Stated exercise: Indicate only the number of lines in the listing below in which the word "this" appears.

Plotting code records:

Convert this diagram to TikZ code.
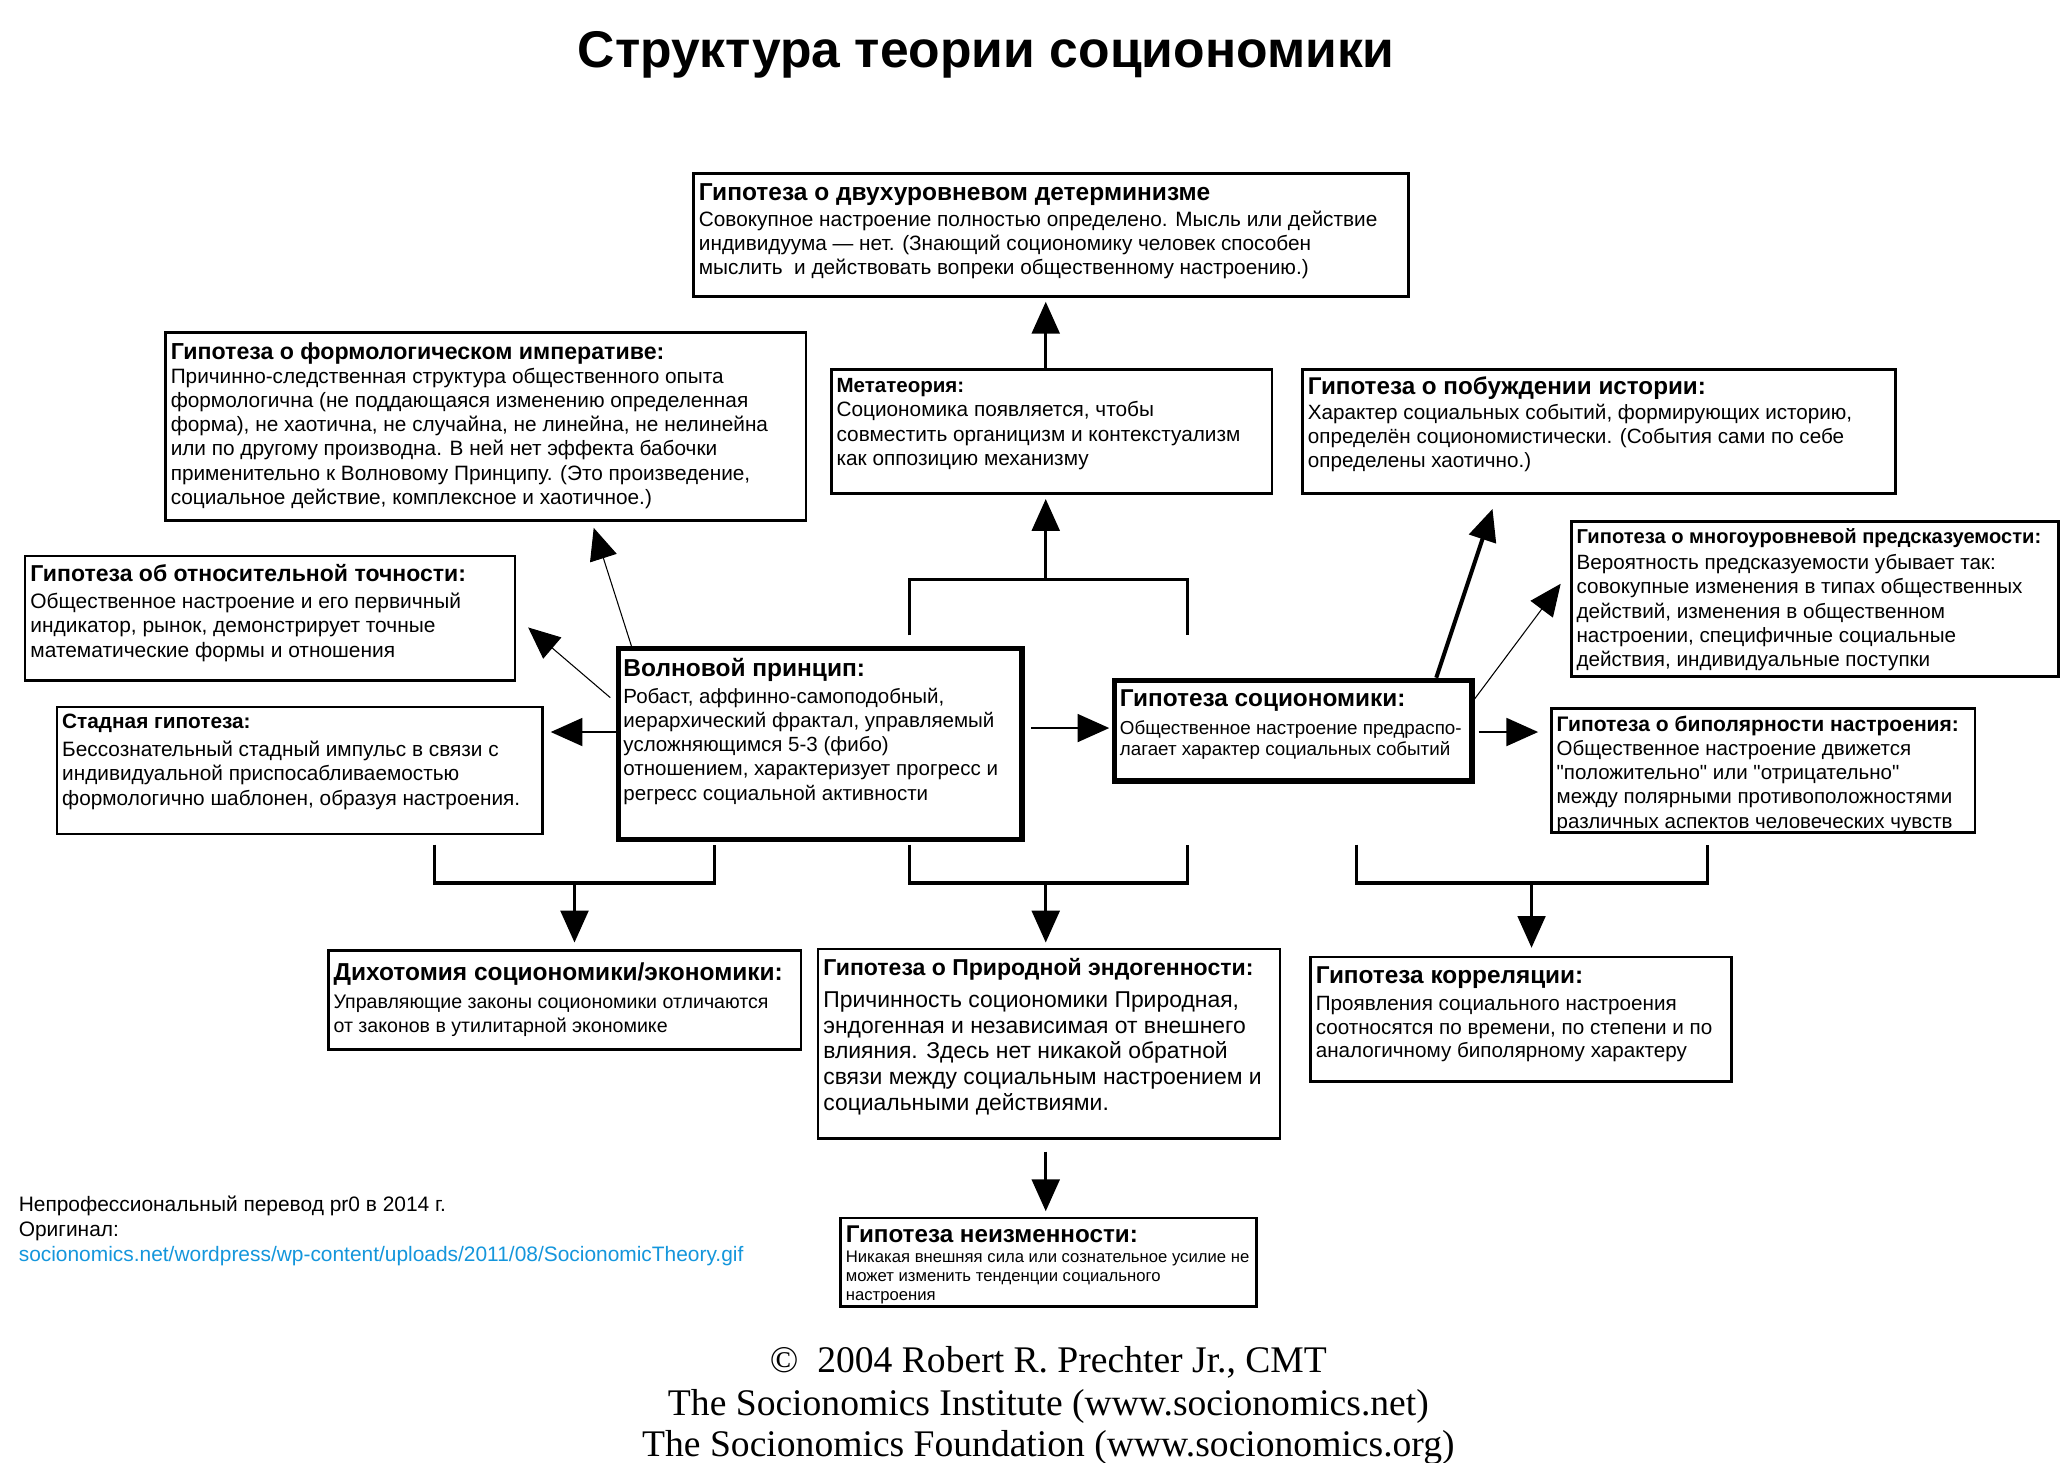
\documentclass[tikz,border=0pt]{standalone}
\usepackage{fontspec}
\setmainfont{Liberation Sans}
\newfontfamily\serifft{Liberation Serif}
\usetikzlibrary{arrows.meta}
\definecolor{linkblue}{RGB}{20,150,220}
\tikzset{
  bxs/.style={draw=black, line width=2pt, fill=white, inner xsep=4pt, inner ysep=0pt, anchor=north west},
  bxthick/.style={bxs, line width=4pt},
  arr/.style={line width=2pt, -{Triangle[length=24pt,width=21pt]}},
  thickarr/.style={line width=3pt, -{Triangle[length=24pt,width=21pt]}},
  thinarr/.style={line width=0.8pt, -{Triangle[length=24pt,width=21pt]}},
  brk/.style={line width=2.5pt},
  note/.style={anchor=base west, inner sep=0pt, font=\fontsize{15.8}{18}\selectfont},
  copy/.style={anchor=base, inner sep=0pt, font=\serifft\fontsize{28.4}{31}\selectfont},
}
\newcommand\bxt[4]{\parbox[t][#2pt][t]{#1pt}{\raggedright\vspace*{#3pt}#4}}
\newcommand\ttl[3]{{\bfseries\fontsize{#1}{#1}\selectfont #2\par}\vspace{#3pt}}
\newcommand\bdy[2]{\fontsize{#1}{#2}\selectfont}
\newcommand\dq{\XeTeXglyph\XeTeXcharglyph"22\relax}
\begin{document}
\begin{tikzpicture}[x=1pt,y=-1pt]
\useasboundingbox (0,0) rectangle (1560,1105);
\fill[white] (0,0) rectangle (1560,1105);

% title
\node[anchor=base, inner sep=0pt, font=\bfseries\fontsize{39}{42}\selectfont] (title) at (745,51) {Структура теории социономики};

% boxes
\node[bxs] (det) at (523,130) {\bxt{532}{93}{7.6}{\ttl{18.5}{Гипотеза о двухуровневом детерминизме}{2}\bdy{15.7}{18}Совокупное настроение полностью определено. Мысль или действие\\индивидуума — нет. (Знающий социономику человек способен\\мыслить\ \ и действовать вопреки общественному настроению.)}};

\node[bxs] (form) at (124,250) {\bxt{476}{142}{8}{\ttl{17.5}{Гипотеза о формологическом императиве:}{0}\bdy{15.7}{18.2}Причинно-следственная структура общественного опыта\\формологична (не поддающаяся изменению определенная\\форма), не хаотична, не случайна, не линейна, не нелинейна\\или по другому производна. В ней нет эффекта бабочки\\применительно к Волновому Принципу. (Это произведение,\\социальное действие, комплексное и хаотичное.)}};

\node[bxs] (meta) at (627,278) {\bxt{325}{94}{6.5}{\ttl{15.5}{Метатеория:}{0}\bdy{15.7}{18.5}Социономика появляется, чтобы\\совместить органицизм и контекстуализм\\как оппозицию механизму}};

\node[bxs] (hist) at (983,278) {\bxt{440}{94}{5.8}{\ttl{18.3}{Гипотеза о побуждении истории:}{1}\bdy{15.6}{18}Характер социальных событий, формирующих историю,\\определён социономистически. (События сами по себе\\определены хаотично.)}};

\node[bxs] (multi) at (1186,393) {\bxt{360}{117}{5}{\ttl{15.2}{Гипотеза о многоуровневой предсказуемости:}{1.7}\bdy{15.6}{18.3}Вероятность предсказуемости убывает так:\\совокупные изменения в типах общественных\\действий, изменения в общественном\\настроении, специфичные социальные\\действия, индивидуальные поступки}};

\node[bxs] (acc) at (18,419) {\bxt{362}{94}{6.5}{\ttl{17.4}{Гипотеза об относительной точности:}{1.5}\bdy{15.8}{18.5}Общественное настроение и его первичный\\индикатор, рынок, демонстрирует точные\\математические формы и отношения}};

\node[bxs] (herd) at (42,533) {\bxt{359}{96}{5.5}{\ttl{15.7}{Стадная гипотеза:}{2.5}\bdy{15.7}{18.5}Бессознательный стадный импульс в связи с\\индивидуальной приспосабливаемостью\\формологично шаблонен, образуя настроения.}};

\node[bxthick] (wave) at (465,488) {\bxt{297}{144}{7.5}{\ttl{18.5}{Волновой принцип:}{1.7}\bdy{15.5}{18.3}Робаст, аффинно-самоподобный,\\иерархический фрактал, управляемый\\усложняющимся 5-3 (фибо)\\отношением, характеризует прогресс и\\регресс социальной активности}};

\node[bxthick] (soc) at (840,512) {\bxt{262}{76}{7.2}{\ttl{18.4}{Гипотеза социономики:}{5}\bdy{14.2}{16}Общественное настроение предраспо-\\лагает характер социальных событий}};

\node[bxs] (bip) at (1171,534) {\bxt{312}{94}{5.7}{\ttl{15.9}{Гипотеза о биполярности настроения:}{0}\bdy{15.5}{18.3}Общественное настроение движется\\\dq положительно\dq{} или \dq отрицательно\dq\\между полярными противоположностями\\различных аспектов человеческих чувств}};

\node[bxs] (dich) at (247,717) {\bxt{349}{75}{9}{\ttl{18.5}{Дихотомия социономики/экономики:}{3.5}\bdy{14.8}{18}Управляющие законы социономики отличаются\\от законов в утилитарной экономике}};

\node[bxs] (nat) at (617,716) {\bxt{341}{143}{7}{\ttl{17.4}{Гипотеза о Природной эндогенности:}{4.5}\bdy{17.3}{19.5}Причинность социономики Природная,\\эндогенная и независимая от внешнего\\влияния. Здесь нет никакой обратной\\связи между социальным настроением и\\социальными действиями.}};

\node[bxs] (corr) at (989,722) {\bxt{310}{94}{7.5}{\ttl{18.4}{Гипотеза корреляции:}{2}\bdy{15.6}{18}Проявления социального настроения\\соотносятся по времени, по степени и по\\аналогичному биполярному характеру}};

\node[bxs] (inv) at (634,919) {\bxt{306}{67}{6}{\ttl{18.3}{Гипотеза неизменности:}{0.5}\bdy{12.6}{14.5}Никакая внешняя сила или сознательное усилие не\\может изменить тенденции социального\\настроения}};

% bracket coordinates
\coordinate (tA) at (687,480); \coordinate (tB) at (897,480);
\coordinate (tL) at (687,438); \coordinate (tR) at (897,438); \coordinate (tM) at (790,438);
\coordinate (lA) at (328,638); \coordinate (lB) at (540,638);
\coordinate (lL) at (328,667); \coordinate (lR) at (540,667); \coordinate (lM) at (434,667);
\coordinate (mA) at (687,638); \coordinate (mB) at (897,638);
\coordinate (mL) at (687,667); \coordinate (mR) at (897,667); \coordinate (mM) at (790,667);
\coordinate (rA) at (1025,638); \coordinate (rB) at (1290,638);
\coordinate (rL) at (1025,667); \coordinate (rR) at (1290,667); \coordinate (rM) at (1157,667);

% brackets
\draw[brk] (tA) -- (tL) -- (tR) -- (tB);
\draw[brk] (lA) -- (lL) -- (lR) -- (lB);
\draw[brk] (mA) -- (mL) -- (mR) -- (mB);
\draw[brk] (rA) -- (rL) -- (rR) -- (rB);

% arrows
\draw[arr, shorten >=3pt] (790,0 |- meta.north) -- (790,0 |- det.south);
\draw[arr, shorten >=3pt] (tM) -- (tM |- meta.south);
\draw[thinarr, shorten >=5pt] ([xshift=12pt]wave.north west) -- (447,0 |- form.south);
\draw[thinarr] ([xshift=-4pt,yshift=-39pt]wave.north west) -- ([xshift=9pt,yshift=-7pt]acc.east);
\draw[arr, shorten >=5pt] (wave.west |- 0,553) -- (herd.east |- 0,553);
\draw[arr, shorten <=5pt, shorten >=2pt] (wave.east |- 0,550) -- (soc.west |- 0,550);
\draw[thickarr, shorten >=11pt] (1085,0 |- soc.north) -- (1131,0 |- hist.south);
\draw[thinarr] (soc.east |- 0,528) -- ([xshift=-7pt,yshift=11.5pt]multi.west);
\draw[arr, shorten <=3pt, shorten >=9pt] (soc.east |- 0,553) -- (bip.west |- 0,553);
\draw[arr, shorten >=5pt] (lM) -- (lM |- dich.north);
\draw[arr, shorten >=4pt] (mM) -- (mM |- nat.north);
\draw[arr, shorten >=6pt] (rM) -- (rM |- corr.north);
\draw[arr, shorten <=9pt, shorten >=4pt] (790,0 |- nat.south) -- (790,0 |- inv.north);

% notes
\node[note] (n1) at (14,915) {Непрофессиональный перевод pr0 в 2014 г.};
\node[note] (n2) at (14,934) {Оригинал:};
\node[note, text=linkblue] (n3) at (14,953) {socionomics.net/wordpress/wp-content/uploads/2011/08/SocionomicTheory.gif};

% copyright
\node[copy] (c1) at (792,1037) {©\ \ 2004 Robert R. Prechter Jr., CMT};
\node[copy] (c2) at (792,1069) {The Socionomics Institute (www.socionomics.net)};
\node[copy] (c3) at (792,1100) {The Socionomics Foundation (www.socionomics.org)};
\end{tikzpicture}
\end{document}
==
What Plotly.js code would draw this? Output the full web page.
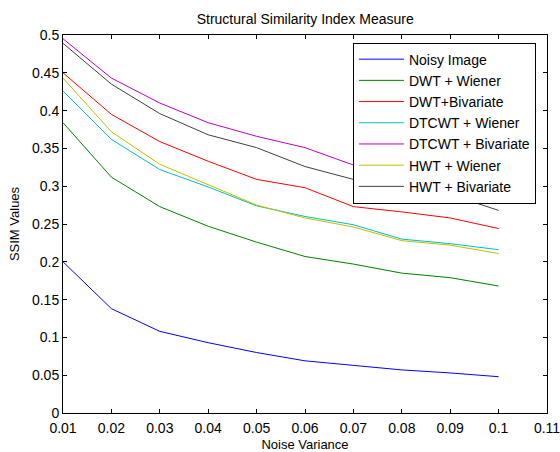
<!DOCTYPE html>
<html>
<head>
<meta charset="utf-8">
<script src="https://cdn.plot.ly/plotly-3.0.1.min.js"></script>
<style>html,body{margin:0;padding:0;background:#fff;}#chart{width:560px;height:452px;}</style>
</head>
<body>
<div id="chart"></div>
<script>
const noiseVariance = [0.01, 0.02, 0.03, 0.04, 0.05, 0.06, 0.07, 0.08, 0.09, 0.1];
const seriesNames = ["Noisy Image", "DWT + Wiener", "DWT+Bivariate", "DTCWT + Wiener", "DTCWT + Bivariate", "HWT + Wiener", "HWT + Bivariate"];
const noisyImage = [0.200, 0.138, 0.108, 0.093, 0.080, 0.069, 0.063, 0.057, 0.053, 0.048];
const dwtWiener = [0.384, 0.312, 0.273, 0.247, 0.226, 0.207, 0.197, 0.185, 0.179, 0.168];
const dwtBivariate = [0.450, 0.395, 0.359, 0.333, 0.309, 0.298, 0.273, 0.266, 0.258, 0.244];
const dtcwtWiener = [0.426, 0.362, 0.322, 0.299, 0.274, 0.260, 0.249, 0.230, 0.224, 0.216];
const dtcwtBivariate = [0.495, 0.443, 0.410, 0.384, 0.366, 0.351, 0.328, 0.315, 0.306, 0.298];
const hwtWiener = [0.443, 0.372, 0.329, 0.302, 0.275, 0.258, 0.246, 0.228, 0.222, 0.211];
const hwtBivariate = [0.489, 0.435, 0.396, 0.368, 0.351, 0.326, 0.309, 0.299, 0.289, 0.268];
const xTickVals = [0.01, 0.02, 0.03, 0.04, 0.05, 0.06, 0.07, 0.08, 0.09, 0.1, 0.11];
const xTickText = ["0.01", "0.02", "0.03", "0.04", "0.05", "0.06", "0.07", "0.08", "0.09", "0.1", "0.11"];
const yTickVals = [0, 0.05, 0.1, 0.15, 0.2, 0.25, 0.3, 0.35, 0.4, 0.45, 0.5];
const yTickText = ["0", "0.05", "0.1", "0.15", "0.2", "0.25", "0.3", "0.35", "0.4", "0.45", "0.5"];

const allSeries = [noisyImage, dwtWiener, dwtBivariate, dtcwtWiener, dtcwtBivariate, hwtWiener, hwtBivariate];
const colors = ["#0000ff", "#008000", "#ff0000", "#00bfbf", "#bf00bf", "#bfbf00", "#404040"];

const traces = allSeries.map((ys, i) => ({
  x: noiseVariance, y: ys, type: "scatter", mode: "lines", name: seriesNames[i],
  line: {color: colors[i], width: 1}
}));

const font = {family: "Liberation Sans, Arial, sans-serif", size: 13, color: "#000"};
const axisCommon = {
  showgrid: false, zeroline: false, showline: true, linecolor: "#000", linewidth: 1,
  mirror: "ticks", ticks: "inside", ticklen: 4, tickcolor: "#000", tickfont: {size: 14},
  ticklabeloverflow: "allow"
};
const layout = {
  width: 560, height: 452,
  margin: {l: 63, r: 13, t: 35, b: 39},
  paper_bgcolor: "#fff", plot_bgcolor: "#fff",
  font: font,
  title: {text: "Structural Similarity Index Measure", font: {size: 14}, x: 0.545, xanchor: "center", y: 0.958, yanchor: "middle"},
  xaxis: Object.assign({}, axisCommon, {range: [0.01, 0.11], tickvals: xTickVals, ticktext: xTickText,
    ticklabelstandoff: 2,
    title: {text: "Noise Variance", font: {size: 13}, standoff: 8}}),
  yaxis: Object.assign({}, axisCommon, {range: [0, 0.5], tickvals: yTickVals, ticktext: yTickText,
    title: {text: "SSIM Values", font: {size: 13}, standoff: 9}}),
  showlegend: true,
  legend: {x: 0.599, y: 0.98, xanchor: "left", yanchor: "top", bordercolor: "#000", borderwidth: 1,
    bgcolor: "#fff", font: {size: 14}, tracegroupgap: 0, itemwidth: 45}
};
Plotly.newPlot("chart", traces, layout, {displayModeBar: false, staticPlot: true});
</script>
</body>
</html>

Result: 2